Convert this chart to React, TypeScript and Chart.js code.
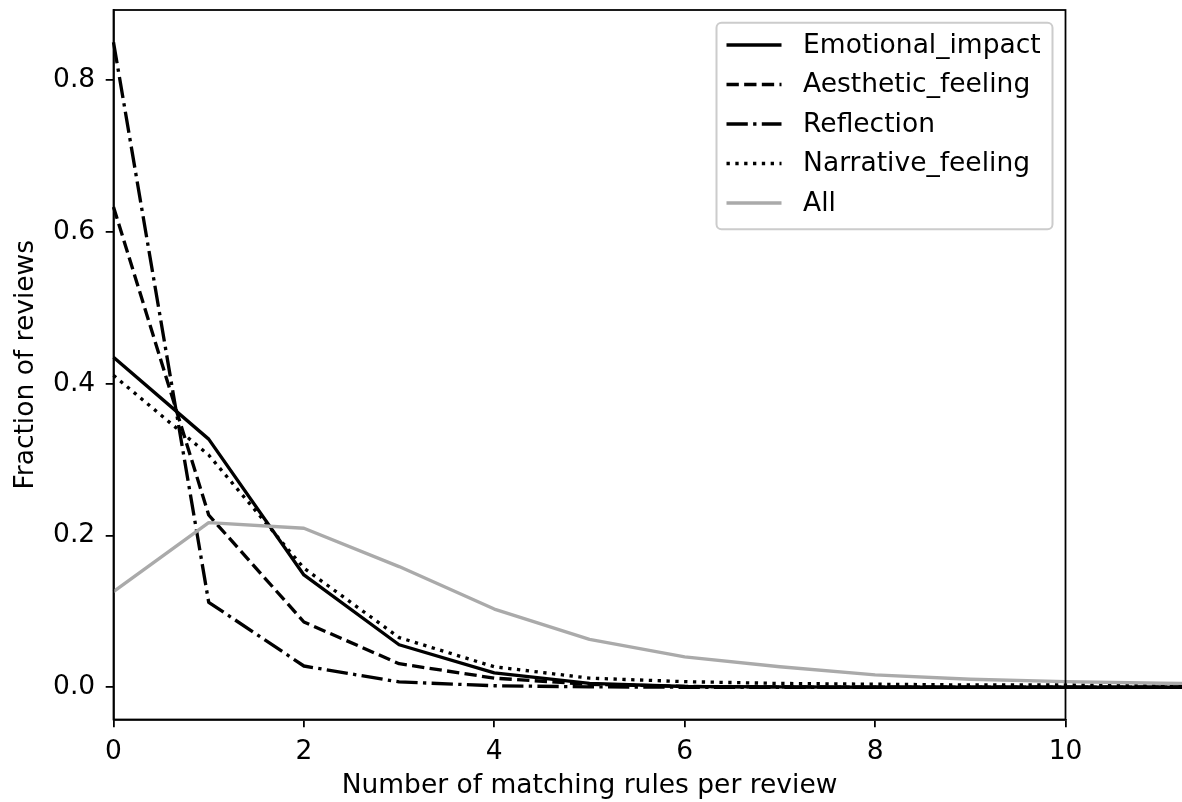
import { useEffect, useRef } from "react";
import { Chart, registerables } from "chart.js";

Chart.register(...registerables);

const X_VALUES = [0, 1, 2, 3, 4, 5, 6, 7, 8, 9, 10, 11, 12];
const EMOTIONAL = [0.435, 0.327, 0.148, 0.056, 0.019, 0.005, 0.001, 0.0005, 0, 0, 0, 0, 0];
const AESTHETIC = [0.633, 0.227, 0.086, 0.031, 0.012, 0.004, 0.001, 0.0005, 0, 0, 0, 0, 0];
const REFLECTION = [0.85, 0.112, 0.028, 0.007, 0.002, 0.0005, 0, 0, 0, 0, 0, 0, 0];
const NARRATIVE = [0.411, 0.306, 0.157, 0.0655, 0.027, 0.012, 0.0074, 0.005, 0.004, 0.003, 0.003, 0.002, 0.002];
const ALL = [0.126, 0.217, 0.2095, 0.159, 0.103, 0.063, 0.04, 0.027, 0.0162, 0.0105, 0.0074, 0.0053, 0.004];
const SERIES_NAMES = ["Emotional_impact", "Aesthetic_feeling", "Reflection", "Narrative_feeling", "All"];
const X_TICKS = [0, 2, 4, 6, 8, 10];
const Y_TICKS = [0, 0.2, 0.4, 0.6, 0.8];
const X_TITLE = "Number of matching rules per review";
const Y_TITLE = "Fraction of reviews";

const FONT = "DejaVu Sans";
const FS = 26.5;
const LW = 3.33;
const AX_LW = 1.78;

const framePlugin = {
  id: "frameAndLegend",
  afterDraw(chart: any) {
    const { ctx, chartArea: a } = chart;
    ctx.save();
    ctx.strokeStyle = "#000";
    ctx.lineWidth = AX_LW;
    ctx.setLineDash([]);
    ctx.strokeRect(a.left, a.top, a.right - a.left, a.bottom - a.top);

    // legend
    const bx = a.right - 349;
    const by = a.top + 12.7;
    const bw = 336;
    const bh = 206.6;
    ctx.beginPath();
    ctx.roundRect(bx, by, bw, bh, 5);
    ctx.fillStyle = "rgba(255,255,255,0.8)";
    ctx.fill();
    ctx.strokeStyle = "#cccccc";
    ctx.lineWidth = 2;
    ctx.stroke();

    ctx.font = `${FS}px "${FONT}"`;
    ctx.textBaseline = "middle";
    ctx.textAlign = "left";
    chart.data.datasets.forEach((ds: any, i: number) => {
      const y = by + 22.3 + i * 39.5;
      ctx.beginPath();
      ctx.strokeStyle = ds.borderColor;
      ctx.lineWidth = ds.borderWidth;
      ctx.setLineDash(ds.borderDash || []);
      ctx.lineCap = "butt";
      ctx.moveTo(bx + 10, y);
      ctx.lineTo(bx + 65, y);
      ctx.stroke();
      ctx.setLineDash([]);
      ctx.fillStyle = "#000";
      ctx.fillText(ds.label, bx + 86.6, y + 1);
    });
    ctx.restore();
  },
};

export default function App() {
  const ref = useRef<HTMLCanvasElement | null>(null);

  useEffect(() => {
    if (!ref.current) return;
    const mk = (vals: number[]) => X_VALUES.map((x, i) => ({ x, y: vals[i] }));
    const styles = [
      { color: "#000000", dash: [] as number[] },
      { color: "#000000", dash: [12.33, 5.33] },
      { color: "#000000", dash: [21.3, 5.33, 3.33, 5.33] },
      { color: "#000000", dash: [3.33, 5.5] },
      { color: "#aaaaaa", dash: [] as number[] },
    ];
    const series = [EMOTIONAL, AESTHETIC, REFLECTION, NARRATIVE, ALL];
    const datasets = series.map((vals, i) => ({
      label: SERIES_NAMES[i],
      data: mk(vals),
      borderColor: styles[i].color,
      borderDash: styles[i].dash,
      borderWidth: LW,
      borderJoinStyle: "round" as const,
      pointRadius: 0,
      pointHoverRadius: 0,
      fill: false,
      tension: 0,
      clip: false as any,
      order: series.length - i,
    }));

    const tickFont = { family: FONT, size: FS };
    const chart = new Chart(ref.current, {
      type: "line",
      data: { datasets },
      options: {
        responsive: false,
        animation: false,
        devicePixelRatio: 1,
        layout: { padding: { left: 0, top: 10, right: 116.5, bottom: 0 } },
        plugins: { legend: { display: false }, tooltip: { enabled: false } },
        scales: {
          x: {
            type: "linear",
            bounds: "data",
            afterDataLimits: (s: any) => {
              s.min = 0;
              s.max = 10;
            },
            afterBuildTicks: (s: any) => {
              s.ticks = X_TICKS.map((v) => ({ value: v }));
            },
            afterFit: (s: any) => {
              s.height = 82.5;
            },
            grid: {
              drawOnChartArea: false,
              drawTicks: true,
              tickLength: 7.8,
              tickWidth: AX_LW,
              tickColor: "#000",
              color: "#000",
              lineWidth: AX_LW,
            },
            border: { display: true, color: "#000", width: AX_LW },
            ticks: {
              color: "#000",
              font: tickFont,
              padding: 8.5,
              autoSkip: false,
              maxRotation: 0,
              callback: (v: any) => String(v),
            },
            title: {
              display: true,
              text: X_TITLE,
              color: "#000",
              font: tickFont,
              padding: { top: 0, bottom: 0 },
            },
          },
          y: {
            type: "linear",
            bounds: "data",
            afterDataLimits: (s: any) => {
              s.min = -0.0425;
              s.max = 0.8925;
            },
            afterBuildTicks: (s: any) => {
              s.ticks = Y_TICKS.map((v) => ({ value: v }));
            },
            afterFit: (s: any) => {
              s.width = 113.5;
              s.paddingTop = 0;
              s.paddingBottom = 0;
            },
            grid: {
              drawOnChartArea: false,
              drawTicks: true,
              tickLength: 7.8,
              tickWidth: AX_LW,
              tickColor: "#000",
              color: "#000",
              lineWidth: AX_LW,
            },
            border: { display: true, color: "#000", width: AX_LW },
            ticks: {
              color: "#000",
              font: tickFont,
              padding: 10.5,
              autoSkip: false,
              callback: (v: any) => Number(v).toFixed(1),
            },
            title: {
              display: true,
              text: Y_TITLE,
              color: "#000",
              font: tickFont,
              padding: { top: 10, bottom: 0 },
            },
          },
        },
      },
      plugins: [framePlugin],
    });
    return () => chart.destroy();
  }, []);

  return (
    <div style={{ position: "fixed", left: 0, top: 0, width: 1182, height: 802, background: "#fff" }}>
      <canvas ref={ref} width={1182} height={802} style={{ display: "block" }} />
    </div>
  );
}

──────────

▸ **Task description**
Transcribe the opening line of the listing above, please, and every line after it through the line with "Chart.register(...registerables);", word for word, without pictures.

▸ **Complete output**
Convert this chart to React, TypeScript and Chart.js code.
import { useEffect, useRef } from "react";
import { Chart, registerables } from "chart.js";

Chart.register(...registerables);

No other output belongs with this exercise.